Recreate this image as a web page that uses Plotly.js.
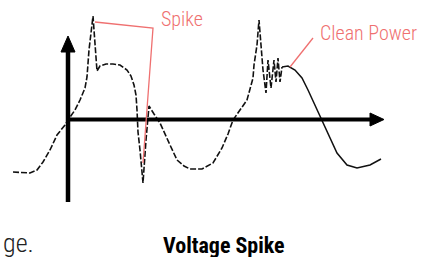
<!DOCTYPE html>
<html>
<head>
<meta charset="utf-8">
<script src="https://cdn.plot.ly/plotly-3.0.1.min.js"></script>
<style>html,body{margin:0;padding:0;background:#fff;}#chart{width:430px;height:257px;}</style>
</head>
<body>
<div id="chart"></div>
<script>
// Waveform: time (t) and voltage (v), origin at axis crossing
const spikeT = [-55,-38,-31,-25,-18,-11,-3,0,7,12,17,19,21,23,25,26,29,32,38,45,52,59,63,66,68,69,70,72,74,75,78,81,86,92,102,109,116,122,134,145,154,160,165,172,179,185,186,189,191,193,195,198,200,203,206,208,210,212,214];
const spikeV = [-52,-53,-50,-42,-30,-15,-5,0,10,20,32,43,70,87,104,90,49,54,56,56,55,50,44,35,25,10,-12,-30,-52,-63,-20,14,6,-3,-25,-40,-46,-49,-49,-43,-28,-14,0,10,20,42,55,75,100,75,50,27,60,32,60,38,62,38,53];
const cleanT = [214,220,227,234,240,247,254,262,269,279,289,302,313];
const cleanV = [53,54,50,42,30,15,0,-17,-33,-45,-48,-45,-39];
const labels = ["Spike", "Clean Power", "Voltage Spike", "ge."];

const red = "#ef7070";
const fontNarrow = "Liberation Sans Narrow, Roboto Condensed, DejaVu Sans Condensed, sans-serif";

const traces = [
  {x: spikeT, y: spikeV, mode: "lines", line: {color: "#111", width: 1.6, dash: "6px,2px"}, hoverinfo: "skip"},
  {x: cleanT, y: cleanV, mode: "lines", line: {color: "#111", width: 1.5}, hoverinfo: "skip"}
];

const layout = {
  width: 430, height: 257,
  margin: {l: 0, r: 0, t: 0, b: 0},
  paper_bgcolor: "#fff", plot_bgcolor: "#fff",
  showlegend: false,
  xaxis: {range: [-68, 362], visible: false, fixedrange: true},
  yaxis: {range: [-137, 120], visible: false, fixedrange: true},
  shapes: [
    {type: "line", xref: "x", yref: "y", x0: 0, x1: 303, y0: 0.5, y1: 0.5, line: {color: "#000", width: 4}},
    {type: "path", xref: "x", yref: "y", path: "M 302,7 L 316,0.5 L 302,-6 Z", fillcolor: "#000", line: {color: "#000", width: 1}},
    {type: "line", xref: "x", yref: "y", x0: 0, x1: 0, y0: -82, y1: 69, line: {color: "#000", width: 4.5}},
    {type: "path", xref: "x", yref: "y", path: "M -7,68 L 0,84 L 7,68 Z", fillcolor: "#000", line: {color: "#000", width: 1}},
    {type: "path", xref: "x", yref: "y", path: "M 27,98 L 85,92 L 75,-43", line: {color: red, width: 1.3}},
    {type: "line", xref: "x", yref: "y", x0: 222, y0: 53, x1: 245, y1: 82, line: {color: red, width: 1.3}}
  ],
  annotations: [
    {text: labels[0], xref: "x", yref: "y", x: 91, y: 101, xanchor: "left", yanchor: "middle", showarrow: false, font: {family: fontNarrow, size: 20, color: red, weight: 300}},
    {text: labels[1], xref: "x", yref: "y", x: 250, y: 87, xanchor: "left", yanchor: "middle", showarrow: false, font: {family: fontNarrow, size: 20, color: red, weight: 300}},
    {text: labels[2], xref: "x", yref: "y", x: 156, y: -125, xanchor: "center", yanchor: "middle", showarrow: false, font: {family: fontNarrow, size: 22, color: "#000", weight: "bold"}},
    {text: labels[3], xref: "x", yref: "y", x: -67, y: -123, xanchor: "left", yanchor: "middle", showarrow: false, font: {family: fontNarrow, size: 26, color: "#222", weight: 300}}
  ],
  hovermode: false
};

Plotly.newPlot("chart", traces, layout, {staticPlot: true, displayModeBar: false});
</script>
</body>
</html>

● **What is asked**
Exclude every picture and copy the remaining data exactly.

● **Solution for this exercise**
Recreate this image as a web page that uses Plotly.js.
<!DOCTYPE html>
<html>
<head>
<meta charset="utf-8">
<script src="https://cdn.plot.ly/plotly-3.0.1.min.js"></script>
<style>html,body{margin:0;padding:0;background:#fff;}#chart{width:430px;height:257px;}</style>
</head>
<body>
<div id="chart"></div>
<script>
// Waveform: time (t) and voltage (v), origin at axis crossing
const spikeT = [-55,-38,-31,-25,-18,-11,-3,0,7,12,17,19,21,23,25,26,29,32,38,45,52,59,63,66,68,69,70,72,74,75,78,81,86,92,102,109,116,122,134,145,154,160,165,172,179,185,186,189,191,193,195,198,200,203,206,208,210,212,214];
const spikeV = [-52,-53,-50,-42,-30,-15,-5,0,10,20,32,43,70,87,104,90,49,54,56,56,55,50,44,35,25,10,-12,-30,-52,-63,-20,14,6,-3,-25,-40,-46,-49,-49,-43,-28,-14,0,10,20,42,55,75,100,75,50,27,60,32,60,38,62,38,53];
const cleanT = [214,220,227,234,240,247,254,262,269,279,289,302,313];
const cleanV = [53,54,50,42,30,15,0,-17,-33,-45,-48,-45,-39];
const labels = ["Spike", "Clean Power", "Voltage Spike", "ge."];

const red = "#ef7070";
const fontNarrow = "Liberation Sans Narrow, Roboto Condensed, DejaVu Sans Condensed, sans-serif";

const traces = [
  {x: spikeT, y: spikeV, mode: "lines", line: {color: "#111", width: 1.6, dash: "6px,2px"}, hoverinfo: "skip"},
  {x: cleanT, y: cleanV, mode: "lines", line: {color: "#111", width: 1.5}, hoverinfo: "skip"}
];

const layout = {
  width: 430, height: 257,
  margin: {l: 0, r: 0, t: 0, b: 0},
  paper_bgcolor: "#fff", plot_bgcolor: "#fff",
  showlegend: false,
  xaxis: {range: [-68, 362], visible: false, fixedrange: true},
  yaxis: {range: [-137, 120], visible: false, fixedrange: true},
  shapes: [
    {type: "line", xref: "x", yref: "y", x0: 0, x1: 303, y0: 0.5, y1: 0.5, line: {color: "#000", width: 4}},
    {type: "path", xref: "x", yref: "y", path: "M 302,7 L 316,0.5 L 302,-6 Z", fillcolor: "#000", line: {color: "#000", width: 1}},
    {type: "line", xref: "x", yref: "y", x0: 0, x1: 0, y0: -82, y1: 69, line: {color: "#000", width: 4.5}},
    {type: "path", xref: "x", yref: "y", path: "M -7,68 L 0,84 L 7,68 Z", fillcolor: "#000", line: {color: "#000", width: 1}},
    {type: "path", xref: "x", yref: "y", path: "M 27,98 L 85,92 L 75,-43", line: {color: red, width: 1.3}},
    {type: "line", xref: "x", yref: "y", x0: 222, y0: 53, x1: 245, y1: 82, line: {color: red, width: 1.3}}
  ],
  annotations: [
    {text: labels[0], xref: "x", yref: "y", x: 91, y: 101, xanchor: "left", yanchor: "middle", showarrow: false, font: {family: fontNarrow, size: 20, color: red, weight: 300}},
    {text: labels[1], xref: "x", yref: "y", x: 250, y: 87, xanchor: "left", yanchor: "middle", showarrow: false, font: {family: fontNarrow, size: 20, color: red, weight: 300}},
    {text: labels[2], xref: "x", yref: "y", x: 156, y: -125, xanchor: "center", yanchor: "middle", showarrow: false, font: {family: fontNarrow, size: 22, color: "#000", weight: "bold"}},
    {text: labels[3], xref: "x", yref: "y", x: -67, y: -123, xanchor: "left", yanchor: "middle", showarrow: false, font: {family: fontNarrow, size: 26, color: "#222", weight: 300}}
  ],
  hovermode: false
};

Plotly.newPlot("chart", traces, layout, {staticPlot: true, displayModeBar: false});
</script>
</body>
</html>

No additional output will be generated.